If you’ve got multiple offers on the table for your home, it must feel like a dream come true. And why shouldn’t it? Every seller desires the best price for their home. Even so, there are certain mistakes you should steer clear of while navigating multiple-offer negotiations. 

Pricing your home too low can backfire, whereas pricing it too high can scare off the homebuyers. Dealing with multiple-offer negotiations doesn’t mean you hold all the cards. You need to tread carefully to close the best deal among the multiple offers. 

Narrow it down to the top four offers

If the market (and luck) is in your favor, you might have 5 to 10 offers on your house. The beauty of this situation is that you now have the ability to choose. Start by vetting each offer and narrowing those down to three or four offers. 

Contact the buyers who made those offers and finalize the best among them. That said, if none of the offers come through, you can give the fifth, sixth, or seventh a try. (You get the idea!)

But which is the best offer?

So…you’ve narrowed down your top four choices. How do you actually go about selecting the best among them? Often, sellers close the deal based on the highest price. But ideally, you should choose a buyer who is most likely to complete the purchase. 

For example, it’s not uncommon for the highest bidder to back out of a deal in the first 20 days. And on top of that, the other buyers you previously rejected may be in the process of buying other properties by that time. Your real estate agent is the best person to advise you on which buyer is likely to go through with the purchase. 

Even though they cannot guarantee the buyer’s behavior, their expertise and experience will come in handy for you. 

You should also look at other selection criteria:

  • Rent-back periods (where the buyer rents your property to you for a specified period)
  • Waiving appraisals
  • Inspection concessions
  • Ideal close dates 

A buyer who allows you to hold onto maximum equity and makes the entire transition easy should be the one. 

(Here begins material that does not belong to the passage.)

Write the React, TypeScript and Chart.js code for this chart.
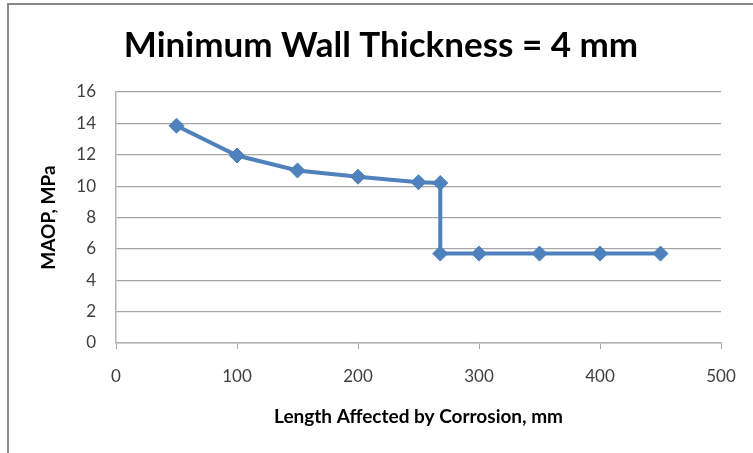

Wait through the first weekend

When dealing with multiple-offer negotiations, sellers may feel tempted to latch onto the first over-list-price offer. But in favorable market conditions, you should wait beyond the first weekend, as chances are you’ll end up with many more offers that are above your list price. 

Don’t feel intimidated by an initial offer’s early expiration. A buyer’s agent does not want competition because it’s their job to close the deal for the buyer. Remember: you’re in no rush to close a sale before the first weekend. 

Be vigilant about ‘bully offers’

During multiple-offer negotiations, a buyer may know that you have many offers on your home and therefore throw out the biggest number. During the escrow, they may try to renegotiate everything to get you to agree to their terms and conditions. 

Such offers are called ‘bully offers’ in the real estate realm. If you don’t have experience selling homes, you should hire a listing agent who can differentiate between an excited buyer and a bully offer. 

Follow the above guide, and you’ll be able to sail through multiple-offer negotiations!